EU funds to scale up Czech fish farms

Třeboňský kapr, foto: Ivana Vonderková

Czech fish farmers are set to receive significant support in the form of European funds. As of next October, breeders will be able to draw up to 1.1 billion crowns from the Agriculture ministry’s Operational Programme, largely funded by the European Union.

Photo: Ivana Vonderková,  Radio Prague International
One of the main goals of the new operational programme is to support fish consumption in the Czech Republic, which remains to be one of the lowest within the European Union.
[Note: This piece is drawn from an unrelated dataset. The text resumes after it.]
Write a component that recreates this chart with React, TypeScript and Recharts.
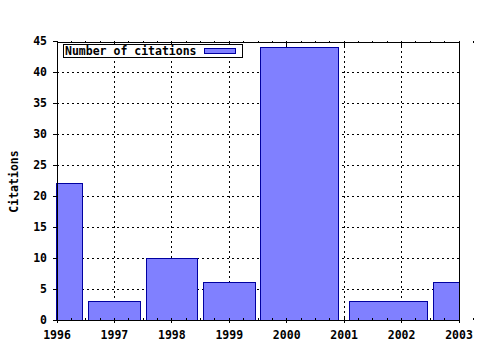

Czechs consume on average six kilo of fish per year, and freshwater fish make about a third of that amount.

The new Operational Programme Fisheries, drafted by the Agriculture Ministry and approved by the European Commission early in June, is set to support people who are already running a fish farm as well as those interested in setting up the business.

According to Agriculture Minister Marián Jurečka, the Czech fish farmers will receive altogether 1.1 billion crowns; around 855 million crowns from the European funds and some 245 from the Czech national budget. The Czech fish farmers will be able to draw the funds as of this October until the end of 2020.

The funds should be used mainly for maintaining and modernizing fish farms and fish ponds, but they can also be used for promoting fishing tourism and fish-processing companies. Previous attempts to boost fish consumption in the Czech Republic have not been very successful. The ministry has launched several massive campaigns in the past, but their effect on the sales of Czech fish has been negligible.

The most recent campaign on promoting local fish consumption, launched by former Agriculture Minister Petr Gandalovič in 2009, has cost more than 170 million, but the sale of fish actually went down in the following years.

Moreover, the Supreme Audit Office concluded that much of the money was spent without a clear strategy and did not respect budget spending plans.

The current agriculture Minister Marián Jurečka says he would like to use the money on education programmes, rather than large campaigns.